▶ _Task brief_
Gather every line below where "this" appears.

▶ _Record list_

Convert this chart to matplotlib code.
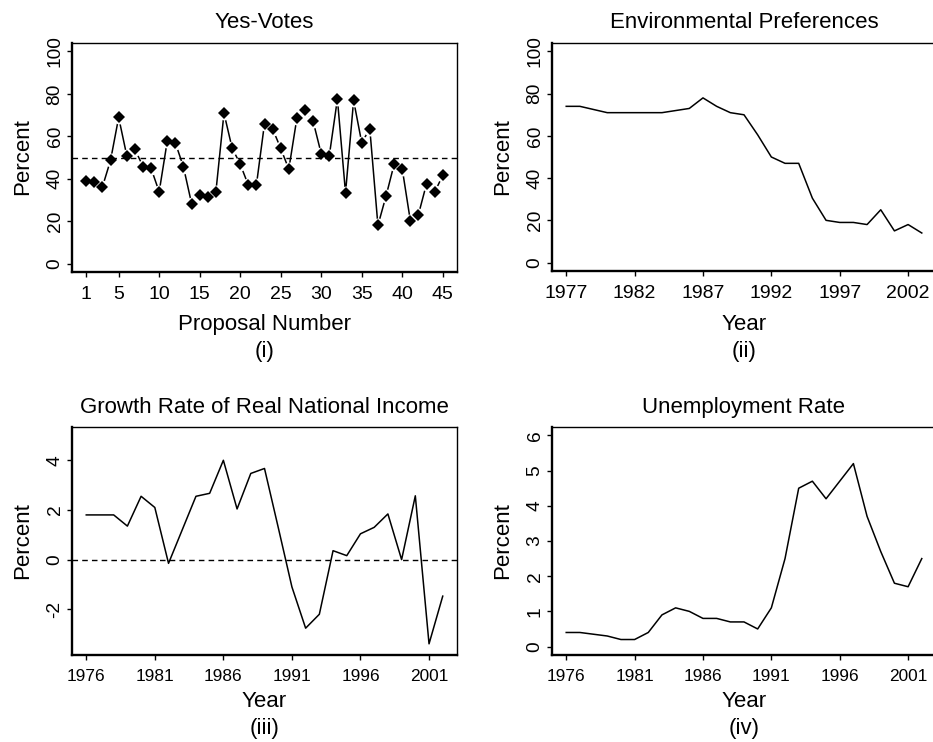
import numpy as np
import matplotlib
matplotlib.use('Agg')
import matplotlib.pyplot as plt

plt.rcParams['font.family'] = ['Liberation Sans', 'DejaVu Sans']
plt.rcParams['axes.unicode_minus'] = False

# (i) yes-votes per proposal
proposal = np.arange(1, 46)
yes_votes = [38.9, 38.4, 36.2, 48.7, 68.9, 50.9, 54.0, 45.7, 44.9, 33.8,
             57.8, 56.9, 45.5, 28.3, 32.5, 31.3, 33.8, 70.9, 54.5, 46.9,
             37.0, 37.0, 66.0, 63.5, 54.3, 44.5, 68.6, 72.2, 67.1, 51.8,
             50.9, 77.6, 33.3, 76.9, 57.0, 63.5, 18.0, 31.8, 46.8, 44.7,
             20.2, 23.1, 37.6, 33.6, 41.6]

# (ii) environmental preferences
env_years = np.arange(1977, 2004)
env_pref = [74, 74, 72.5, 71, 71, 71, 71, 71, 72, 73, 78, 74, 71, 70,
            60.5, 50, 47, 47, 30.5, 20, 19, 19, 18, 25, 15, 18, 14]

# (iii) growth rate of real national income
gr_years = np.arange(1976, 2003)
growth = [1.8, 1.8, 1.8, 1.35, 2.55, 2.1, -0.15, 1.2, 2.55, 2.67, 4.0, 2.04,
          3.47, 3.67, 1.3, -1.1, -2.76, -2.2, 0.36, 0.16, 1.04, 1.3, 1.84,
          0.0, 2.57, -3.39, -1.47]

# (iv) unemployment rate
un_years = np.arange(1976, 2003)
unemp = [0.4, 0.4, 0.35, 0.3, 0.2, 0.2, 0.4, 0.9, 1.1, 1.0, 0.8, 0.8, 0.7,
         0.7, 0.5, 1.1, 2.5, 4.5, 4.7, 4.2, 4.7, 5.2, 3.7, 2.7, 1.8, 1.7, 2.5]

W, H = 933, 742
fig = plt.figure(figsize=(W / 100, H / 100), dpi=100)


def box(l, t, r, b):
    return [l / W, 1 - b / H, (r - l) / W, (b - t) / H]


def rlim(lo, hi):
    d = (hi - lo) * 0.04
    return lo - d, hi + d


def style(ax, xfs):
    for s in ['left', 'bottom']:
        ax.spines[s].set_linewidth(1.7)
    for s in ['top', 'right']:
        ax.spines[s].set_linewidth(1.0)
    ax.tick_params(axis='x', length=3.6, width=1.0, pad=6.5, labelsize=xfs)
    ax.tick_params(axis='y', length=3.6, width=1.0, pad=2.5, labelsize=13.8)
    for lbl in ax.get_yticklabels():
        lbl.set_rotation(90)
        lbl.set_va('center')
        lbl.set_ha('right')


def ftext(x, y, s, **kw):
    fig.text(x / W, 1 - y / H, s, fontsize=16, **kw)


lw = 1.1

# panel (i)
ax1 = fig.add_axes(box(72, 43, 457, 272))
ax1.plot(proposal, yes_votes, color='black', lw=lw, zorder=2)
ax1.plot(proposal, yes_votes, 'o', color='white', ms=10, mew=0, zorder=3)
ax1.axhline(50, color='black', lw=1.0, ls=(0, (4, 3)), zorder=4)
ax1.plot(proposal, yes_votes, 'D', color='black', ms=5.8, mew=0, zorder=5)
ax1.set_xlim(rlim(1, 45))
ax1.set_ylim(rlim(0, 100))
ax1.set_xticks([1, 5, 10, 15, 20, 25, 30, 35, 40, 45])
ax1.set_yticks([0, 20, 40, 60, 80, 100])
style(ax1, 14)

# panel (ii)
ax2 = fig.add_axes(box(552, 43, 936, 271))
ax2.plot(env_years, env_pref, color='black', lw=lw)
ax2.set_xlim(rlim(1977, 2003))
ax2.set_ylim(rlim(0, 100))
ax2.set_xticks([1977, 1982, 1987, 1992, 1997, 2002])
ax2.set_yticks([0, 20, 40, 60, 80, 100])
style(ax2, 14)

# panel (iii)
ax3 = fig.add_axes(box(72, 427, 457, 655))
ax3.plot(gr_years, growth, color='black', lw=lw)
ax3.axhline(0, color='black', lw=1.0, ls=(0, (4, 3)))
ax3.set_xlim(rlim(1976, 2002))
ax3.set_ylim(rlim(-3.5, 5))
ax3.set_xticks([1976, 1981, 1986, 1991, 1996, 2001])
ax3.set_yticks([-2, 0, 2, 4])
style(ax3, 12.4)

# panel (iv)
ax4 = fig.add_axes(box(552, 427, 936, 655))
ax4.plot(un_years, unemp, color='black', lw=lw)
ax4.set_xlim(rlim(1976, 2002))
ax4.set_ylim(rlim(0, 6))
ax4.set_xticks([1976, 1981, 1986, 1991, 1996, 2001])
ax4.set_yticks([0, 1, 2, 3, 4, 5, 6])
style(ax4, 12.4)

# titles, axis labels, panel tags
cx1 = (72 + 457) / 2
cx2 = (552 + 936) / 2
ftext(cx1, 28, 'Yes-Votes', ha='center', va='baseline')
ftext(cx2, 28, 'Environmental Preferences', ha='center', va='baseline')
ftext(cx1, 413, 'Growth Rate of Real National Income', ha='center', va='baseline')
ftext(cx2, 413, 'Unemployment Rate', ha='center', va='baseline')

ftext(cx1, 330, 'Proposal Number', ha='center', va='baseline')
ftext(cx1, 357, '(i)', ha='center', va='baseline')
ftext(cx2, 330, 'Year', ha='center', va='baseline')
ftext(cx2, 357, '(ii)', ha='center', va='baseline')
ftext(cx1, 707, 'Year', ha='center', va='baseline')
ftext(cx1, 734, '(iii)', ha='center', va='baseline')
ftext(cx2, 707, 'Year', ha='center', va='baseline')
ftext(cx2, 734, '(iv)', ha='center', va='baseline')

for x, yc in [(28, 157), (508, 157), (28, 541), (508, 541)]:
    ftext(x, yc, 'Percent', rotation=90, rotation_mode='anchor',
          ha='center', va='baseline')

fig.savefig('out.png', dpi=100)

* * *

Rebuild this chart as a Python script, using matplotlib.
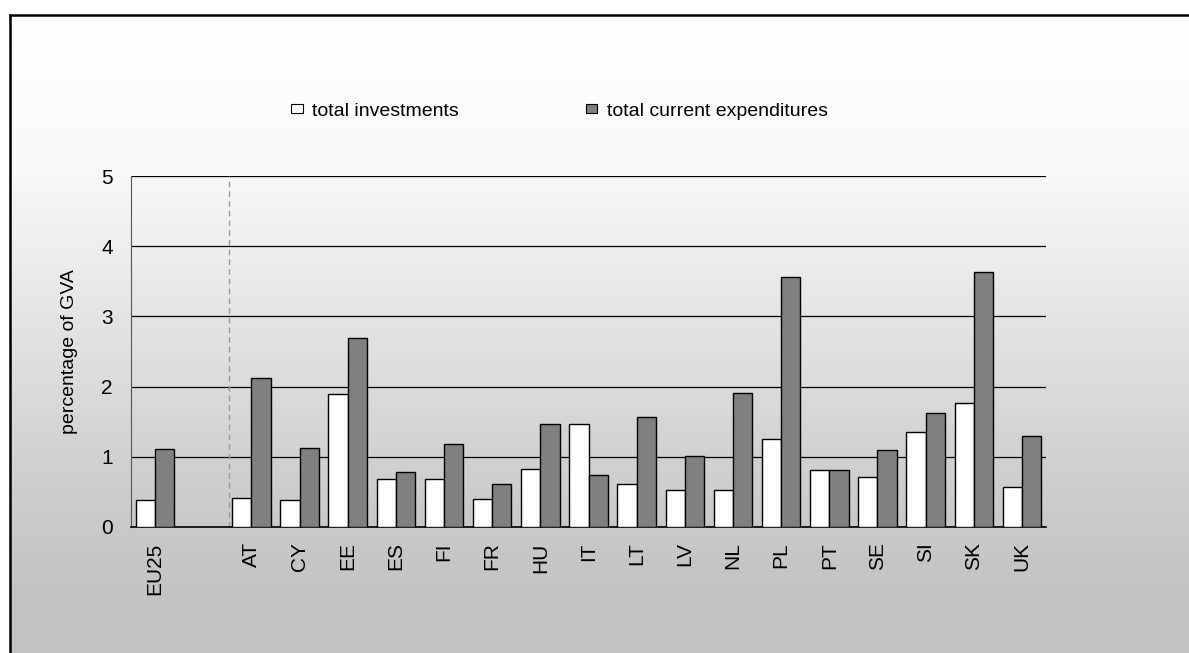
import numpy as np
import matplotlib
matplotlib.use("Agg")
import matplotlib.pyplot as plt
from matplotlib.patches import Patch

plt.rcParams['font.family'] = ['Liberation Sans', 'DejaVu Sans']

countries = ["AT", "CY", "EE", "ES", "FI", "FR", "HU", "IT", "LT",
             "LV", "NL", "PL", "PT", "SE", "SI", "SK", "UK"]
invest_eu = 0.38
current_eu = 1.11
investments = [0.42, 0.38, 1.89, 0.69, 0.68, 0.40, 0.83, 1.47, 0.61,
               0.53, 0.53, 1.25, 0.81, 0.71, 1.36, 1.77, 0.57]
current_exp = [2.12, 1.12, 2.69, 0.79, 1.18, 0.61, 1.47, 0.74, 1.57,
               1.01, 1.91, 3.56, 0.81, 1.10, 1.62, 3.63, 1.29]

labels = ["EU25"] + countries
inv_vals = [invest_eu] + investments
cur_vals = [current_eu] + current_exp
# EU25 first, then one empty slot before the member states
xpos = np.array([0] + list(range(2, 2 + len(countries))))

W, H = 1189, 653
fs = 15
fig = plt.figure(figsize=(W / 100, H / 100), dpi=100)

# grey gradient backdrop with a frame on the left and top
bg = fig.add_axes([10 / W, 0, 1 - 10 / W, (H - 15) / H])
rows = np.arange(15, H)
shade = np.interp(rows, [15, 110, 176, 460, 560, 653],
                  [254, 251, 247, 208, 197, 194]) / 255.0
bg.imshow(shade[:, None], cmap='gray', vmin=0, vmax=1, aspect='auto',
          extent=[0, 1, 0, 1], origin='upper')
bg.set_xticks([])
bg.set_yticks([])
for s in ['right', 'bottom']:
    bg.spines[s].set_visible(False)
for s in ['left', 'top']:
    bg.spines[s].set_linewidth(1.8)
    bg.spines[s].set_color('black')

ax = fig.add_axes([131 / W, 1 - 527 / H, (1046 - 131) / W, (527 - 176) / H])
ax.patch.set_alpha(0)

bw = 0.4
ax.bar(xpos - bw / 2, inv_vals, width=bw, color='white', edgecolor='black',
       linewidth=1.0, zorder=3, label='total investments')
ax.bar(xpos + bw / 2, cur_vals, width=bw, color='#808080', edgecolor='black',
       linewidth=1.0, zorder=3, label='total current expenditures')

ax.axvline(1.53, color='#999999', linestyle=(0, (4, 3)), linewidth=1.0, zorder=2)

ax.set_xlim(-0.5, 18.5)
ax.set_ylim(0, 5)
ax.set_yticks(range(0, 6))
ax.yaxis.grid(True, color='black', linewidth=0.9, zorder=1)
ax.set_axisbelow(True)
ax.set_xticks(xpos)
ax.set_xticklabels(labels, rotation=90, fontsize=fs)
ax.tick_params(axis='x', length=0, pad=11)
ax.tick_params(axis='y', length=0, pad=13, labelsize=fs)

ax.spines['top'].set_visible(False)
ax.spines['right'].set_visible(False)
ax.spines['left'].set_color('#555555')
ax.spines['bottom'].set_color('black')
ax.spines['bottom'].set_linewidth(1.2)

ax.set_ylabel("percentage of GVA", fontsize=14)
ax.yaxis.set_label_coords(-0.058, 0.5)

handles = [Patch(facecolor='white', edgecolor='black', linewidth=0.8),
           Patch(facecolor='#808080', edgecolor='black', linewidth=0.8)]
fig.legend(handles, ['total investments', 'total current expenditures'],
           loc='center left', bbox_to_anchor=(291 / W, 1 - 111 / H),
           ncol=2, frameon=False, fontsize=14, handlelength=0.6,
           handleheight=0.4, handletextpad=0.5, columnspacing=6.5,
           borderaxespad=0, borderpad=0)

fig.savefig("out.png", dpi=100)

▶ _Output of the task_
Convert this chart to matplotlib code.
Rebuild this chart as a Python script, using matplotlib.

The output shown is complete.